Tuesday, March 15, 2016

Coffee Talk

I'm not a coffee drinker. When I was growing up, my sister and I always had to do the dishes after dinner. We hated to clean out the old-fashioned coffee percolator, with its basket of coffee grounds in the top that had been sitting there all day long. Unlike many folks, the aroma of coffee never enticed me—it just reminded me of a daily chore that I didn't enjoy.

Having avowed never to become a coffee drinker, I've saved a lot of money over the years—especially after Starbucks came along, bringing with it the era of expensive coffee. It isn't that I purposely avoid caffeine. It is just that I would typically drink tea or a Diet Mountain Dew instead of hot coffee if I need a “pick-me-up” in the morning.

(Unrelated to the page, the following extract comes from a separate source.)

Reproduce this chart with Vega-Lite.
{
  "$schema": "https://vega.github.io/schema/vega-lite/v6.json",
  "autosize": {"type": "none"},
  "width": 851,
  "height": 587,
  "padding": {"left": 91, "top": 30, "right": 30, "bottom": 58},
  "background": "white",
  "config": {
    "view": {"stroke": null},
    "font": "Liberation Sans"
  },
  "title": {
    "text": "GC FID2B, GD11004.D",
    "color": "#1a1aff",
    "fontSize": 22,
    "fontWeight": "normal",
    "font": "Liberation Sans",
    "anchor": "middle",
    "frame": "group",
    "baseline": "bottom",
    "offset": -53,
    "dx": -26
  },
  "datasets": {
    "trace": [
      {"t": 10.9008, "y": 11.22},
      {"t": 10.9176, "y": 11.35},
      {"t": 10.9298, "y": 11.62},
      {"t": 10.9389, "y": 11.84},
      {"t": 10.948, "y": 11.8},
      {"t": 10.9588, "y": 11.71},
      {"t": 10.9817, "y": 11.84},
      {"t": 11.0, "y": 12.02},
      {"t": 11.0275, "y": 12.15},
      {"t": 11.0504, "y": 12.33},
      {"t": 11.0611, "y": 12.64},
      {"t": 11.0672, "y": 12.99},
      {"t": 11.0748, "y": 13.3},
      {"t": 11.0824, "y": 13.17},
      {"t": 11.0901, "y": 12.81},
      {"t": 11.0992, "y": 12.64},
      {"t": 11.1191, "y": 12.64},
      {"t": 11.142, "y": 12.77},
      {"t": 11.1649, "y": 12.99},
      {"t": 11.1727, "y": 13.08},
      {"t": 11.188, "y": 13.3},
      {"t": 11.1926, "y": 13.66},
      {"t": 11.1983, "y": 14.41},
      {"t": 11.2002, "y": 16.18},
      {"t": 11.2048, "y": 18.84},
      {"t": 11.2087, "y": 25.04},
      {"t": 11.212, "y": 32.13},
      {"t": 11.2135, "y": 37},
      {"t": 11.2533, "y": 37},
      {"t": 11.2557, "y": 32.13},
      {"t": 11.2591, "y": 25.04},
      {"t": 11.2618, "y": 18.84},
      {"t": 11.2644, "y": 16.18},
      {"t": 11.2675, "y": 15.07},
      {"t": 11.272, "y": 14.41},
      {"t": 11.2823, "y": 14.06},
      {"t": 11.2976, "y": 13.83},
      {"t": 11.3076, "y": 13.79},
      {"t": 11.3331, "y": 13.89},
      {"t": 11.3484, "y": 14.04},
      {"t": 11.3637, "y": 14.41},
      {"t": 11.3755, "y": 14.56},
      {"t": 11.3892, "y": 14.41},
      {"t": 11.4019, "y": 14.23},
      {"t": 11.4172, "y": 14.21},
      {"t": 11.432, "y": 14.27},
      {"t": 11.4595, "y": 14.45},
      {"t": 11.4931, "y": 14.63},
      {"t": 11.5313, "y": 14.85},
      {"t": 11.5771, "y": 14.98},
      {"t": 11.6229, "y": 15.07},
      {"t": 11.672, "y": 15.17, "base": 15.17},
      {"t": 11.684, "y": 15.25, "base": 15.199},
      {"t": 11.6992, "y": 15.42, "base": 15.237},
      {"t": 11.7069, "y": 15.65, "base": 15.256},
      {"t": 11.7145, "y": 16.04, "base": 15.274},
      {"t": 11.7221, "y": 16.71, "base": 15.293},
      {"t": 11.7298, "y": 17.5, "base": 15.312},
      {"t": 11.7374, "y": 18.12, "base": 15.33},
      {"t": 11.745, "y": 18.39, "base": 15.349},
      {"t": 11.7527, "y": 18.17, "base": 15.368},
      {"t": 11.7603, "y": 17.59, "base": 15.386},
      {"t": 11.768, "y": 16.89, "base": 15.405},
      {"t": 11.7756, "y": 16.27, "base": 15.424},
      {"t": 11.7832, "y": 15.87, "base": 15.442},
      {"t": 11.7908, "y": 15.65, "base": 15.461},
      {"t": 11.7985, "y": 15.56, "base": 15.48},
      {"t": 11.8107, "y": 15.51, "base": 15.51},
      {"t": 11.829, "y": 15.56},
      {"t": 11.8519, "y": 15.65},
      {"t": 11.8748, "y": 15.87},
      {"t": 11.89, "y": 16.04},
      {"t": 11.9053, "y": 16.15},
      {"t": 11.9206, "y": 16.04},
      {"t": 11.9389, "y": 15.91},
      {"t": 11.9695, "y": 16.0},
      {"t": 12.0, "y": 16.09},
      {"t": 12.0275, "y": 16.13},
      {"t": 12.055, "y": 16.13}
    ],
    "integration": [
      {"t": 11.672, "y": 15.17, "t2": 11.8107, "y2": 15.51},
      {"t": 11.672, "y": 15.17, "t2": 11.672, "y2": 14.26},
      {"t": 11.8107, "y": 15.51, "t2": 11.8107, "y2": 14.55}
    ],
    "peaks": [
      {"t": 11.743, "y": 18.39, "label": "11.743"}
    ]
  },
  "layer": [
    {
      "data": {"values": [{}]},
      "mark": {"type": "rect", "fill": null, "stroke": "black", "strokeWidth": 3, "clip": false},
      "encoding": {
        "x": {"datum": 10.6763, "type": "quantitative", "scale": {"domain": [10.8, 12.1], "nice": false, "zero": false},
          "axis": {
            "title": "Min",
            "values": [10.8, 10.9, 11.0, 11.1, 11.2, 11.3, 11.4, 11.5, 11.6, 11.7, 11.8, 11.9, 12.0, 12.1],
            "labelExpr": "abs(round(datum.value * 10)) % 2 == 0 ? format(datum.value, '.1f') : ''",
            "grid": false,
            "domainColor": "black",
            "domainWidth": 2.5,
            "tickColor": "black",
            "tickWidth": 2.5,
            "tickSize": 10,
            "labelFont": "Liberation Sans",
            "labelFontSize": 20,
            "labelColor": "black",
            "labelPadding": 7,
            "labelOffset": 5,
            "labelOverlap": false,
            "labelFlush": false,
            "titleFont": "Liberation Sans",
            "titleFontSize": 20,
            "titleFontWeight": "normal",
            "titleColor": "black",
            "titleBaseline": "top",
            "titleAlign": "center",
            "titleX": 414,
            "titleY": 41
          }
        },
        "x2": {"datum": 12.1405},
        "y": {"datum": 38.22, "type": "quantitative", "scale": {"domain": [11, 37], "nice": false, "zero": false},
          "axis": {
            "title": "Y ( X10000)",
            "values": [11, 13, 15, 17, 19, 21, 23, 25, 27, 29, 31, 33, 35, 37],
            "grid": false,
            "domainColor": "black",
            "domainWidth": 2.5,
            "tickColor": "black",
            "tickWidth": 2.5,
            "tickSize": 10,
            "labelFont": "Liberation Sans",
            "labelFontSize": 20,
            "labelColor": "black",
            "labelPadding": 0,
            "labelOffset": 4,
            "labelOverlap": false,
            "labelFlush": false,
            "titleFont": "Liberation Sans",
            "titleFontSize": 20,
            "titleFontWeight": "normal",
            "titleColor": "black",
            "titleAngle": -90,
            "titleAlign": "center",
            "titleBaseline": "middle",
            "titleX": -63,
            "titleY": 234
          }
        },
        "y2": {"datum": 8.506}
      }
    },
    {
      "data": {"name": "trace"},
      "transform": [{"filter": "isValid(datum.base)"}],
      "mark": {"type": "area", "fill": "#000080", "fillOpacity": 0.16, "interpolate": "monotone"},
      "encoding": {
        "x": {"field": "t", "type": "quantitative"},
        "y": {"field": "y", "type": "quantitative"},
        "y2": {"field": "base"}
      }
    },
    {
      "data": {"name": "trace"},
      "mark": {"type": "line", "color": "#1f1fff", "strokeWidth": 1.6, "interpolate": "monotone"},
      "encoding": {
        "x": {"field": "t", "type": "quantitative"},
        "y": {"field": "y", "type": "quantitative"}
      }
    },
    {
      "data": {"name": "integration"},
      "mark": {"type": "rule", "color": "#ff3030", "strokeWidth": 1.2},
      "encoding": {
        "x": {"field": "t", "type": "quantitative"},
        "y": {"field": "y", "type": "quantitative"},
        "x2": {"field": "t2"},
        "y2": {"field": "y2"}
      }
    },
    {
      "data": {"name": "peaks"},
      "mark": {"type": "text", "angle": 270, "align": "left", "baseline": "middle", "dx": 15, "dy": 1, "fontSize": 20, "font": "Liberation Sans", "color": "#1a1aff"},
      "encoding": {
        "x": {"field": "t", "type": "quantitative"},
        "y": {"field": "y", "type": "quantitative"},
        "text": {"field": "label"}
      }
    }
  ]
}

However, I was intrigued when one of my students showed me an actual coffee tree in my village. There are several in our area, but one in particular (pictured above) is easily accessed along the road near the spring. The appearance of the coffee beans reminded me of cherries.
If you want a “pick-me-up,” you can eat the fruit from the tree. There is a large green seed inside (see below), which is what produces the coffee most of you drink. But there is a thin layer of “meat” around the seed. The meat tastes to me a bit like a hard, thin, grape, but with a wood-like flavor.
I was told that at one time, a lot of coffee was grown on this island. Some folks will still pick and fix it the old-fashioned way, letting the seeds dry in the sun, roasting them, and then grinding them up. If I'm offered a cup of labor-intensive, locally grown, harvested, and processed coffee, I will gladly give it a try.
Just don't expect me to make it a habit.